The owners of the Counts farm were Mr. and Mrs. Virgil Counts, who resided in Iowa. Upon trial, defendant Oscar stated that, shortly prior to Saturday, April 17, he had learned from Virgil’s father, Bert Counts, an elderly gentleman “around 80 years old” who lived in Dent County, Missouri, that the son wanted to sell his farm, and that “he [Bert] asked me $2,500 . he told me that was what Virgil wanted for the place.” “I [defendant Oscar] told him I would take it. I said, ‘As soon as you get the abstract and deed I will pay you in cash, $2,500 cash.’ ” That only $2,500 would be paid to the Counts was not disclosed to plaintiffs on Saturday, April 17 (or for that matter at any time prior to conveyance of the Counts farm to them); but, as defendant Oscar conceded upon cross-examination, “I just told them [plaintiffs] it would take $3,500 to buy it and they said, ‘Go buy it.’ ”

After plaintiffs had dinner at the home of defendants Shelton on April 17, defendant Oscar “got to studying.” “Bert [Counts] might be mistaken, maybe he couldn’t sell that place. I said, ‘ . . .we will have Ethel, my wife, write the contracts.’ She wrote the contracts. I said, ‘We will have Bert to sign them.’ ” The handwritten “contract” dated April 17, 1965, and on that day signed by Bert Counts, defendant Oscar and both plaintiffs, read as follows:

“This agreement made and entered into between Bert Counts first party and A. J. Groh and Bessie Groh his wife second party. In which A. J. Groh and Bessie Groh agrees to purchase farm of 80 acres near Gladden, Mo. from Bert Counts and Oscar Shelton
“In which Bert Counts is to accept a payment of $1,000.00 as earnest money on the price of the farm in which a balance of $2500.00 is due when deed and abstract is made.”
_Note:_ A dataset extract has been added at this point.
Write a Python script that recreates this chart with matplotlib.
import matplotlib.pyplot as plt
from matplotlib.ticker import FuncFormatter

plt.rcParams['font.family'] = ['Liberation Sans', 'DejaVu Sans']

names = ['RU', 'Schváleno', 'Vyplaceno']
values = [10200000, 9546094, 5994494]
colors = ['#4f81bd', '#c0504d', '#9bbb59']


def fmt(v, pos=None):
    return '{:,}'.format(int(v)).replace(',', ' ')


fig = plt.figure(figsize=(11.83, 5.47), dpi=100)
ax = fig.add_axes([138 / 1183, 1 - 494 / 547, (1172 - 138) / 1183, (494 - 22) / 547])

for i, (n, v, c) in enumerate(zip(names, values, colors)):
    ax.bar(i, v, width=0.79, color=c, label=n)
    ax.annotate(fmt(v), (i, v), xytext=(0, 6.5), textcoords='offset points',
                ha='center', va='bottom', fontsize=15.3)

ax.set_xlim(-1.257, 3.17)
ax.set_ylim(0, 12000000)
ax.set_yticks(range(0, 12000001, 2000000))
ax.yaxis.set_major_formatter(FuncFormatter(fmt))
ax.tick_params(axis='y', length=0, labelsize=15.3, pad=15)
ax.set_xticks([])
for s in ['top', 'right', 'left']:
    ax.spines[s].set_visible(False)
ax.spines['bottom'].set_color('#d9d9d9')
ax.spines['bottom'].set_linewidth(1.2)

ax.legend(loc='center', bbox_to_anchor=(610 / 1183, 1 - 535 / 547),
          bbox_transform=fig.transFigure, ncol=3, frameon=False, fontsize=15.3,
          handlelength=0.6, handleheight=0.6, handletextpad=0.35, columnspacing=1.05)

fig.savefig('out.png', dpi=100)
When defendants’ counsel pointed out that defendant Oscar was mentioned in the “contract” and also signed it, plaintiff Bessie explained “they told me we were buying the place from Virgil Counts, his [Bert’s] son .... They said Oscar was helping us buy it. We didn’t buy it from him, we bought it from Virgil Counts and his wife.” Both plaintiffs insisted that, while they were riding with defendants Shelton, Oscar “said Bert and Virgil Counts was going to give him $100 for selling the place to us [plaintiffs],” and that there was no “understanding” about payment of compensation by plaintiffs to defendants Shelton. As plaintiff Bessie put it, “I wasn’t supposed to pay him [defendant Oscar] anything.” Upon trial, there was no assertion by defendants Shelton that they were to have been compensated by plaintiffs, but the Sheltons denied that Oscar had said he was to receive $100 from the Counts.
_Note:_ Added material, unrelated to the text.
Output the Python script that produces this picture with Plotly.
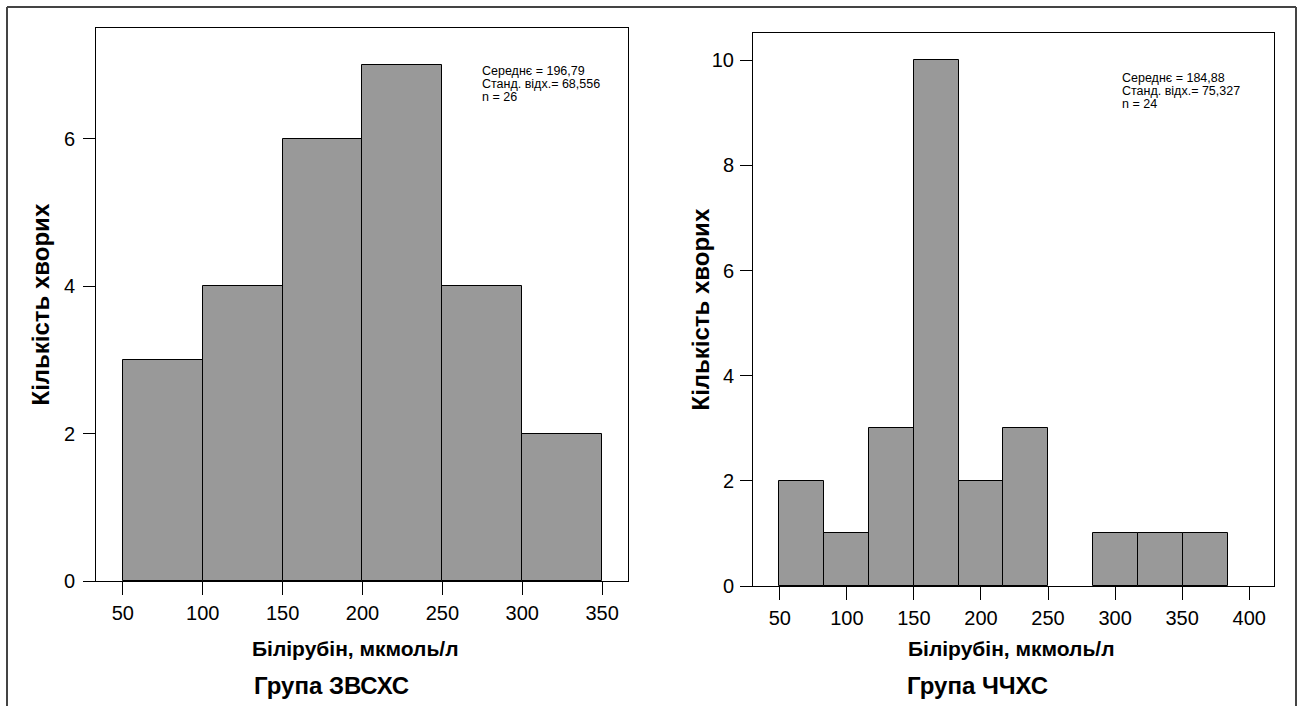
import plotly.graph_objects as go

# ---- data ----
left_edges = [50, 100, 150, 200, 250, 300, 350]
left_counts = [3, 4, 6, 7, 4, 2]
right_edges = [49.3, 82.8, 116.3, 149.8, 183.3, 216.7, 250.2, 283.7, 317.2, 350.7, 384.2]
right_counts = [2, 1, 3, 10, 2, 3, 0, 1, 1, 1]
left_stats = ["Середнє = 196,79", "Станд. відх.= 68,556", "n = 26"]
right_stats = ["Середнє = 184,88", "Станд. відх.= 75,327", "n = 24"]
left_xticks = [50, 100, 150, 200, 250, 300, 350]
right_xticks = [50, 100, 150, 200, 250, 300, 350, 400]
left_yticks = [0, 2, 4, 6]
right_yticks = [0, 2, 4, 6, 8, 10]
x_title = "Білірубін, мкмоль/л"
y_title = "Кількість хворих"
left_group = "Група ЗВСХС"
right_group = "Група ЧЧХС"

W, H = 1299, 706
FONT = "Liberation Sans, Arial, sans-serif"


def centers(edges):
    return [(a + b) / 2 for a, b in zip(edges[:-1], edges[1:])]


def widths(edges):
    return [b - a for a, b in zip(edges[:-1], edges[1:])]


def nz(counts):
    # empty bins draw no bar
    return [c if c > 0 else None for c in counts]


fig = go.Figure()
bar_style = dict(marker=dict(color="#999999", line=dict(color="black", width=1)), showlegend=False, hoverinfo="skip")
fig.add_trace(go.Bar(x=centers(left_edges), y=nz(left_counts), width=widths(left_edges), xaxis="x", yaxis="y", **bar_style))
fig.add_trace(go.Bar(x=centers(right_edges), y=nz(right_counts), width=widths(right_edges), xaxis="x2", yaxis="y2", **bar_style))

# pixel frames
L = dict(x0=96, x1=628, y0=28, y1=581)
R = dict(x0=753, x1=1274, y0=33, y1=586)


def px(x):
    return x / W


def py(y):
    return 1 - y / H


axis_common = dict(showline=True, mirror=True, linecolor="black", linewidth=1, showgrid=False,
                   zeroline=False, ticks="outside", tickcolor="black", tickwidth=1, automargin=False,
                   tickfont=dict(family=FONT, size=20, color="black"))

fig.update_layout(
    width=W, height=H, margin=dict(l=0, r=0, t=0, b=0, autoexpand=False),
    paper_bgcolor="white", plot_bgcolor="white", bargap=0,
    xaxis=dict(domain=[px(L["x0"]), px(L["x1"])], range=[33.2, 366.2], tickvals=left_xticks,
               ticklen=13, ticklabelstandoff=1, anchor="y", **axis_common),
    yaxis=dict(domain=[py(L["y1"]), py(L["y0"])], range=[0, 7.5], tickvals=left_yticks,
               ticklen=12, ticklabelstandoff=4, anchor="x", **axis_common),
    xaxis2=dict(domain=[px(R["x0"]), px(R["x1"])], range=[30.0, 418.5], tickvals=right_xticks,
                ticklen=13, ticklabelstandoff=1, anchor="y2", **axis_common),
    yaxis2=dict(domain=[py(R["y1"]), py(R["y0"])], range=[0, 10.52], tickvals=right_yticks,
                ticklen=12, ticklabelstandoff=2, anchor="x2", **axis_common),
)

ann = []
# stats
for i, s in enumerate(left_stats):
    ann.append(dict(xref="paper", yref="paper", x=px(480), y=py(70.5 + 13.2 * i), text=s, showarrow=False,
                    xanchor="left", yanchor="middle", font=dict(family=FONT, size=12.5, color="black")))
for i, s in enumerate(right_stats):
    ann.append(dict(xref="paper", yref="paper", x=px(1120), y=py(77.5 + 13.2 * i), text=s, showarrow=False,
                    xanchor="left", yanchor="middle", font=dict(family=FONT, size=12.5, color="black")))
# x-axis titles
for cx in [355, 1011]:
    ann.append(dict(xref="paper", yref="paper", x=px(cx), y=py(648), text="<b>" + x_title + "</b>",
                    showarrow=False, xanchor="center", yanchor="middle",
                    font=dict(family=FONT, size=21, color="black")))
# group titles
for cx, g in [(331, left_group), (977, right_group)]:
    ann.append(dict(xref="paper", yref="paper", x=px(cx), y=py(685), text="<b>" + g + "</b>",
                    showarrow=False, xanchor="center", yanchor="middle",
                    font=dict(family=FONT, size=24, color="black")))
# y-axis titles
for xx, frame in [(40, L), (700, R)]:
    ann.append(dict(xref="paper", yref="paper", x=px(xx), y=py((frame["y0"] + frame["y1"]) / 2),
                    text="<b>" + y_title + "</b>", textangle=-90, showarrow=False,
                    xanchor="center", yanchor="middle", font=dict(family=FONT, size=24, color="black")))
fig.update_layout(annotations=ann)

# outer border (left, top, right)
border = dict(color="#444444", width=2)
shapes = [
    dict(type="line", xref="paper", yref="paper", x0=px(7), x1=px(7), y0=0, y1=py(7), line=border),
    dict(type="line", xref="paper", yref="paper", x0=px(7), x1=px(1296), y0=py(7), y1=py(7), line=border),
    dict(type="line", xref="paper", yref="paper", x0=px(1296), x1=px(1296), y0=0, y1=py(7), line=border),
]
fig.update_layout(shapes=shapes)

fig.write_html("out.html", config={"displayModeBar": False},
               post_script="document.body.style.margin='0';document.body.style.overflow='hidden';")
On Saturday, April 24, 1965, plaintiffs, defendants, Bert Counts and Mr. and Mrs. Virgil Counts met in the law office of defendant Addison in Salem, the county seat of Dent County, for consummation of the sale to plaintiffs. After preparation of the instruments by Mrs. Addison, the Counts farm was conveyed directly to plaintiffs by *915 deed executed by Mr. and Mrs.